JOB ::
Everything from the first line down to the line containing "const diffLabels = diffMean.map((m, i)" should be reproduced exactly; please include nothing else.
┏━━
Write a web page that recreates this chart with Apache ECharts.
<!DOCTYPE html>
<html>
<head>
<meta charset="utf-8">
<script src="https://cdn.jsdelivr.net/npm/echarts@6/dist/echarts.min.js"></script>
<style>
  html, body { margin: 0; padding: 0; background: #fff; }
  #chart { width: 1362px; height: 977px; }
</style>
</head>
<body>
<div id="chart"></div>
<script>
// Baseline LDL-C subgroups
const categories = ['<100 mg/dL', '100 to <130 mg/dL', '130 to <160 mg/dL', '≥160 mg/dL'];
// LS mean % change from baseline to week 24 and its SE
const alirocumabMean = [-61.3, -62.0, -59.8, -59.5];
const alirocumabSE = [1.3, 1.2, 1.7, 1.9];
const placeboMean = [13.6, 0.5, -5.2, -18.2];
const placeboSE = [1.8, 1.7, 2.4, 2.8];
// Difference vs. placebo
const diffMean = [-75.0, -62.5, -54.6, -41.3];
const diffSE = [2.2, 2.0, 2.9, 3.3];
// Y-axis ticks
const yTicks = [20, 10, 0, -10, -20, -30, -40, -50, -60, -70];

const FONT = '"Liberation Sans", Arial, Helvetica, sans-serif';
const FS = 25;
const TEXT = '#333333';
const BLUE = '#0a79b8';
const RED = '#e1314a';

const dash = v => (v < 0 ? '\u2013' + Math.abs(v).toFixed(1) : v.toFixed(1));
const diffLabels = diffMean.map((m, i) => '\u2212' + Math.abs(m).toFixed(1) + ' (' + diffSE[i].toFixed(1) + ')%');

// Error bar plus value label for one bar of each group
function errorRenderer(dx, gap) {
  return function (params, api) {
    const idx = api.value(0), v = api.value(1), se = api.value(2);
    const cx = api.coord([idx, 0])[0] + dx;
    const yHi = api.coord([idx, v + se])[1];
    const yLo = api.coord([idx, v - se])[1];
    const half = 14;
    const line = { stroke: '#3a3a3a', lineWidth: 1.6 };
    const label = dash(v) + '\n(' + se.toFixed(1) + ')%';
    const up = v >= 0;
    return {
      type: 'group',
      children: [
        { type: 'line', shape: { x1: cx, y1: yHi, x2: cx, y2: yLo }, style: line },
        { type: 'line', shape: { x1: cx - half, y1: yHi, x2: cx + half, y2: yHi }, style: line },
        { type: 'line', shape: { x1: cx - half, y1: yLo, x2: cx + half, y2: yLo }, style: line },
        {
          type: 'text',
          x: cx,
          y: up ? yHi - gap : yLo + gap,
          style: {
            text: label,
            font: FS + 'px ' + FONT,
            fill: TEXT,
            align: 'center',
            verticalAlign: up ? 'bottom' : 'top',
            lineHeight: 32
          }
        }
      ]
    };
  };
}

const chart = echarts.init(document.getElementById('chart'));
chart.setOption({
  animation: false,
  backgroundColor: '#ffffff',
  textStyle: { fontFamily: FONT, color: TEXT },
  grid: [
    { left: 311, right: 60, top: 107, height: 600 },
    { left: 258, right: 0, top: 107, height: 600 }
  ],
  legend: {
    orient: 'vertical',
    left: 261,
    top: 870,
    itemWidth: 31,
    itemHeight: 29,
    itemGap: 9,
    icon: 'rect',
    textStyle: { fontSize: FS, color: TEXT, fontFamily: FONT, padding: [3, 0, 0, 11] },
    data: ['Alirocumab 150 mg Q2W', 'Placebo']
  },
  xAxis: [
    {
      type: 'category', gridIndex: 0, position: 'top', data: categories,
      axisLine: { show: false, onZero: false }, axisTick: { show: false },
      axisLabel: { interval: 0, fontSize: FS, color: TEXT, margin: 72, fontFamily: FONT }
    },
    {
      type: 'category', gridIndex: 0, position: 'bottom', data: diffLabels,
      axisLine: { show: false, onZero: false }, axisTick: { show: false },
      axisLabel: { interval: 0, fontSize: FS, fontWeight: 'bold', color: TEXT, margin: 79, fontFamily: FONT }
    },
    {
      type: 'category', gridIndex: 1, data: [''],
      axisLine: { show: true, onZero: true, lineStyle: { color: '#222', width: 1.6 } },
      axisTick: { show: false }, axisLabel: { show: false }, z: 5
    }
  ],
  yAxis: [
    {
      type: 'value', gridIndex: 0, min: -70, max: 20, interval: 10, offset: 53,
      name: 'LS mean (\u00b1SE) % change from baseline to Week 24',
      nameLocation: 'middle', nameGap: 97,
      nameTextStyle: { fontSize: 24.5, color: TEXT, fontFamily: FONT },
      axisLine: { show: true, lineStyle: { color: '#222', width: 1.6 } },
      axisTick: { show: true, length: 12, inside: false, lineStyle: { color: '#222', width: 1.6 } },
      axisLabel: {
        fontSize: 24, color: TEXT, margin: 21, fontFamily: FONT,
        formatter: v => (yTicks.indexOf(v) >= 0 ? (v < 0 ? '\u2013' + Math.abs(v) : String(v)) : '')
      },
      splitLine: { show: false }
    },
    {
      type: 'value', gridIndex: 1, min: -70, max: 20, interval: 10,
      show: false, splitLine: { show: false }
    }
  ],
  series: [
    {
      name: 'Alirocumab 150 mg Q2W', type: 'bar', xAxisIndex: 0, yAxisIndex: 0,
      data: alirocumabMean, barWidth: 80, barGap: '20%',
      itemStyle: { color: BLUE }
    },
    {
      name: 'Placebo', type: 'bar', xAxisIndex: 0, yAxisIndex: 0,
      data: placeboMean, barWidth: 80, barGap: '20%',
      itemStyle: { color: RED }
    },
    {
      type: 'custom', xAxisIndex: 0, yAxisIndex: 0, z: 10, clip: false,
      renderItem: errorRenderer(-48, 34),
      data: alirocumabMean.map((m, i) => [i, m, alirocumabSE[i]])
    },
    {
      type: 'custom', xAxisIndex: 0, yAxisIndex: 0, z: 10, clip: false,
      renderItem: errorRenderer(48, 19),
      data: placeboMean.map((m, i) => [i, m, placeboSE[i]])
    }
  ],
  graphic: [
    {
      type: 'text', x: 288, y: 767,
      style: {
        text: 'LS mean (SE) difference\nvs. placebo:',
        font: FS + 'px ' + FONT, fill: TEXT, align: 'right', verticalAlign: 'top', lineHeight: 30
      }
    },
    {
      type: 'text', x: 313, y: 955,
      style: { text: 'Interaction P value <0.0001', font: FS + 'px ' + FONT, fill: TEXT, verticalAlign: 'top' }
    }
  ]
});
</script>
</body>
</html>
┗━━
THE ANSWER ::
Write a web page that recreates this chart with Apache ECharts.
<!DOCTYPE html>
<html>
<head>
<meta charset="utf-8">
<script src="https://cdn.jsdelivr.net/npm/echarts@6/dist/echarts.min.js"></script>
<style>
  html, body { margin: 0; padding: 0; background: #fff; }
  #chart { width: 1362px; height: 977px; }
</style>
</head>
<body>
<div id="chart"></div>
<script>
// Baseline LDL-C subgroups
const categories = ['<100 mg/dL', '100 to <130 mg/dL', '130 to <160 mg/dL', '≥160 mg/dL'];
// LS mean % change from baseline to week 24 and its SE
const alirocumabMean = [-61.3, -62.0, -59.8, -59.5];
const alirocumabSE = [1.3, 1.2, 1.7, 1.9];
const placeboMean = [13.6, 0.5, -5.2, -18.2];
const placeboSE = [1.8, 1.7, 2.4, 2.8];
// Difference vs. placebo
const diffMean = [-75.0, -62.5, -54.6, -41.3];
const diffSE = [2.2, 2.0, 2.9, 3.3];
// Y-axis ticks
const yTicks = [20, 10, 0, -10, -20, -30, -40, -50, -60, -70];

const FONT = '"Liberation Sans", Arial, Helvetica, sans-serif';
const FS = 25;
const TEXT = '#333333';
const BLUE = '#0a79b8';
const RED = '#e1314a';

const dash = v => (v < 0 ? '\u2013' + Math.abs(v).toFixed(1) : v.toFixed(1));
const diffLabels = diffMean.map((m, i) => '\u2212' + Math.abs(m).toFixed(1) + ' (' + diffSE[i].toFixed(1) + ')%');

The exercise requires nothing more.